Humankind had controlled energy released from the nucleus of the atom. CP-1 paved the way for Oak Ridge and Hanford to develop ways of obtaining nuclear fuel for atomic weapons. Scientists now had to create the fuel for an atomic bomb. The Oak Ridge facility separated the nuclear fuel U-235 from U-238, natural uranium. Since scientists needed to find fuel for the reactors, meant using uranium (U-235) or plutonium (Pu-238), the only suitable substances know by 1942.
Project leaders did not know how quickly or how much of each they could produce, so they decided to produce both at the same time. There were three methods that existed for extracting U-235, An electromagnetic process, gaseous diffusion and thermal diffusion. Oak Ridge crews built a plant for each method. The electromagnetic process at the facility, called Y-12, was the most promising. The process of extracting U-235 from natural uranium started at the Clinton Engineer Works, 20 miles west of Knoxville, TN. Work began on the plant in 1942.
In 1943, the facility name was changed to Oak Ridge. This Appalachian site spanned 59,000 acres of wilderness and farmland. More than 1,000 rural families were relocated from their farms due to Oak Ridge. The Hanford Engineer Works produced plutonium. The search for this location included sites along the Colorado and Columbia Rivers in California, Oregon, and Washington. The isolated 500,000-acre Hanford site offered security for sensitive operations.

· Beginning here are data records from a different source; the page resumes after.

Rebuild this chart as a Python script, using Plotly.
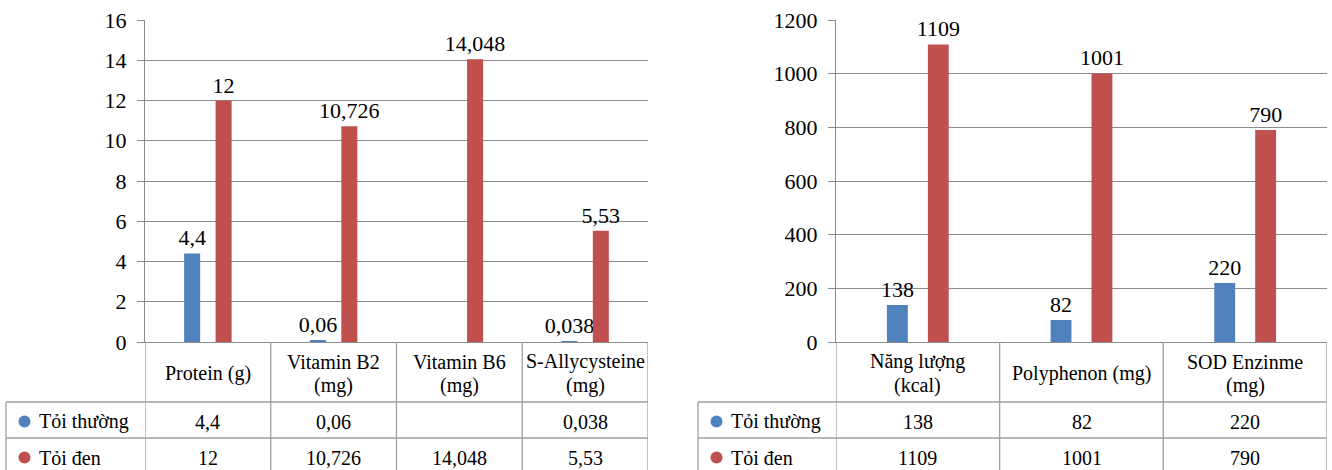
import plotly.graph_objects as go

# ---------------- data ----------------
left_categories = ["Protein (g)", "Vitamin B2\n(mg)", "Vitamin B6\n(mg)", "S-Allycysteine\n(mg)"]
left_normal = [4.4, 0.06, None, 0.038]
left_black = [12, 10.726, 14.048, 5.53]

right_categories = ["Năng lượng\n(kcal)", "Polyphenon (mg)", "SOD Enzinme\n(mg)"]
right_normal = [138, 82, 220]
right_black = [1109, 1001, 790]

series_names = ["Tỏi thường", "Tỏi đen"]
left_ticks = [0, 2, 4, 6, 8, 10, 12, 14, 16]
right_ticks = [0, 200, 400, 600, 800, 1000, 1200]

# ---------------- style ----------------
W, H = 1332, 470
FONT = "'Liberation Serif', 'Times New Roman', Tinos, serif"
BLUE = "#4F81BD"
RED = "#C0504D"
GRID = "#8C8C8C"
TABLE = "#A0A0A0"


def px(x):
    return x / W


def py(y):
    return 1 - y / H


def fmt(v):
    if v is None:
        return ""
    return str(v).replace(".", ",")


def key(c):
    return c.replace("\n", " ")


fig = go.Figure()

panels = [
    dict(cats=left_categories, vals=[left_normal, left_black], xa="x", ya="y",
         dom=(145, 648), tleft=6, ticks=left_ticks),
    dict(cats=right_categories, vals=[right_normal, right_black], xa="x2", ya="y2",
         dom=(836, 1327), tleft=698, ticks=right_ticks),
]

Y_TOP, Y_AX, Y_R1, Y_R2, Y_BOT = 20, 342, 402, 438, 470
ROW_C = [421.5, 457.5]
colors = [BLUE, RED]

shapes = []
annotations = []

for p in panels:
    keys = [key(c) for c in p["cats"]]
    for s, (name, vals, col) in enumerate(zip(series_names, p["vals"], colors)):
        fig.add_trace(go.Bar(
            x=keys, y=vals, name=name, marker=dict(color=col, line=dict(width=0)),
            text=[fmt(v) for v in vals], textposition="outside", cliponaxis=False,
            constraintext="none",
            textfont=dict(family=FONT, size=22, color="black"),
            xaxis=p["xa"], yaxis=p["ya"], showlegend=False,
        ))
    n = len(keys)
    xref = p["xa"]
    # vertical table lines at category boundaries (below the axis)
    for i in range(n + 1):
        shapes.append(dict(type="line", xref=xref, yref="paper", x0=i - 0.5, x1=i - 0.5,
                           y0=py(Y_AX), y1=py(Y_BOT), line=dict(color=TABLE, width=1.3)))
    # left border of row-label column
    shapes.append(dict(type="line", xref="paper", yref="paper", x0=px(p["tleft"]), x1=px(p["tleft"]),
                       y0=py(Y_R1), y1=py(Y_BOT), line=dict(color=TABLE, width=1.3)))
    # horizontal row lines
    for yy in (Y_R1, Y_R2):
        shapes.append(dict(type="line", xref="paper", yref="paper", x0=px(p["tleft"]), x1=px(p["dom"][1]),
                           y0=py(yy), y1=py(yy), line=dict(color=TABLE, width=1.3)))
    # header labels
    for c, k in zip(p["cats"], keys):
        lines = c.split("\n")
        if len(lines) == 1:
            centers = [373]
        else:
            centers = [361.5, 385]
        for t, cy in zip(lines, centers):
            annotations.append(dict(text=t, x=k, xref=xref, y=py(cy), yref="paper",
                                    xanchor="center", yanchor="middle", showarrow=False,
                                    font=dict(family=FONT, size=20, color="black")))
    # table values
    for r, vals in enumerate(p["vals"]):
        for k, v in zip(keys, vals):
            annotations.append(dict(text=fmt(v), x=k, xref=xref, y=py(ROW_C[r]), yref="paper",
                                    xanchor="center", yanchor="middle", showarrow=False,
                                    font=dict(family=FONT, size=20, color="black")))
        # row label with legend key
        cx = p["tleft"] + 18.5
        shapes.append(dict(type="circle", xref="paper", yref="paper",
                           x0=px(cx - 6), x1=px(cx + 6), y0=py(ROW_C[r] + 6), y1=py(ROW_C[r] - 6),
                           fillcolor=colors[r], line=dict(width=0)))
        annotations.append(dict(text=series_names[r], x=px(p["tleft"] + 31), xref="paper",
                                y=py(ROW_C[r]), yref="paper", xanchor="left", yanchor="middle",
                                showarrow=False, font=dict(family=FONT, size=20, color="black")))

axis_common = dict(showgrid=False, zeroline=False, showline=True, linecolor=GRID, linewidth=1.3,
                   ticks="", showticklabels=False, type="category", fixedrange=True,
                   automargin=False)
yaxis_common = dict(showgrid=True, gridcolor=GRID, gridwidth=1.3, zeroline=False, showline=True,
                    linecolor=GRID, linewidth=1.3, ticks="outside", ticklen=7, tickcolor=GRID,
                    tickwidth=1.3, tickfont=dict(family=FONT, size=22, color="black"),
                    ticklabelstandoff=6, fixedrange=True, automargin=False)

fig.update_layout(
    width=W, height=H,
    margin=dict(l=0, r=0, t=0, b=0, pad=0, autoexpand=False),
    paper_bgcolor="white", plot_bgcolor="white",
    barmode="group", bargap=0.5, bargroupgap=0.49,
    font=dict(family=FONT, color="black"),
    xaxis=dict(domain=[px(145), px(648)], range=[-0.5, len(left_categories) - 0.5], anchor="y", **axis_common),
    yaxis=dict(domain=[py(Y_AX), py(Y_TOP)], range=[0, max(left_ticks)], tickvals=left_ticks,
               anchor="x", **yaxis_common),
    xaxis2=dict(domain=[px(836), px(1327)], range=[-0.5, len(right_categories) - 0.5], anchor="y2", **axis_common),
    yaxis2=dict(domain=[py(Y_AX), py(Y_TOP)], range=[0, max(right_ticks)], tickvals=right_ticks,
                anchor="x2", **yaxis_common),
    shapes=shapes,
    annotations=annotations,
    showlegend=False,
)

fig.write_html(
    "out.html",
    config={"displayModeBar": False},
    post_script="document.body.style.margin='0';document.body.style.padding='0';"
                "document.body.style.overflow='hidden';",
)
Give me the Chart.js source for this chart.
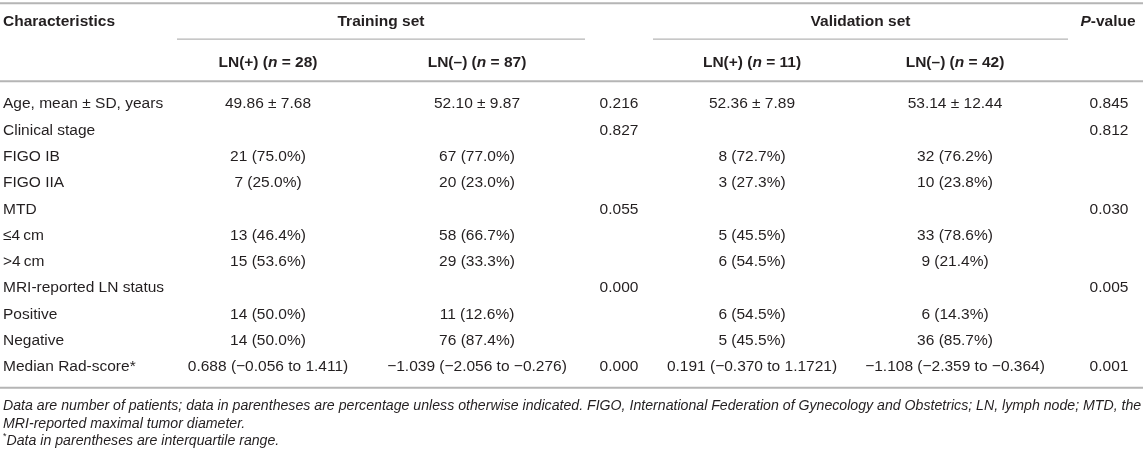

Large quantities of electricity and cooling water (at least 25,000 gallons per minute) were available and a mild climate allowed year-round work. The facility encompassed three small towns -- Hanford, White Bluffs, and Richland -- and bordered the Columbia River. Sheep had grazed the flat, rocky countryside, which was dotted with orchards, vineyards, and farms. To build the facility, the townships of Richland, White Bluffs, and Hanford vanished.
As at Oak Ridge, 1,500 people were relocated in the process. Close to a half-million acres were purchased for more than $5.1 million by the spring of 1943. The new facility was named Hanford Engineer Works after the riverside village. Theoretical physicist, J. Robert Oppenheimer (1904-1967), who also directed Los Alamos research, identified top scientists and engineers from universities nationwide. In November 1942, General Groves and Oppenheimer chose the site where the first atomic bombs were designed and built. The site at Los Alamos, N.M. had been a boys's chool and Oppenheimer had visited it in the 1920's.
At Los Alamos, an international team of scientists and engineers labored around the clock to create the first atomic weapons. For its remote location and existing school buildings, it helped make Los Alamos the perfect choice for a research and development site. The owners of the school were willing to sell it to the military for $440,000, since they were having problems obtaining and keeping qualified teachers during the war. By March 1943, Los Alamos had became an intellectual boomtown. Known as "the hill", Los Alamos produced two bombs.
One, nicknamed Little Boy, was a gun-type weapon that used U-235. A slug of U-235 would be projected down a gun barrel into the center of another piece of U-235. When combined, a nuclear explosion would occur. The second bomb, Fat Man, used implosion to detonate plutonium.
Here, explosives would surround the plutonium ball. When detonated, they would compress the plutonium, causing a nuclear explosion.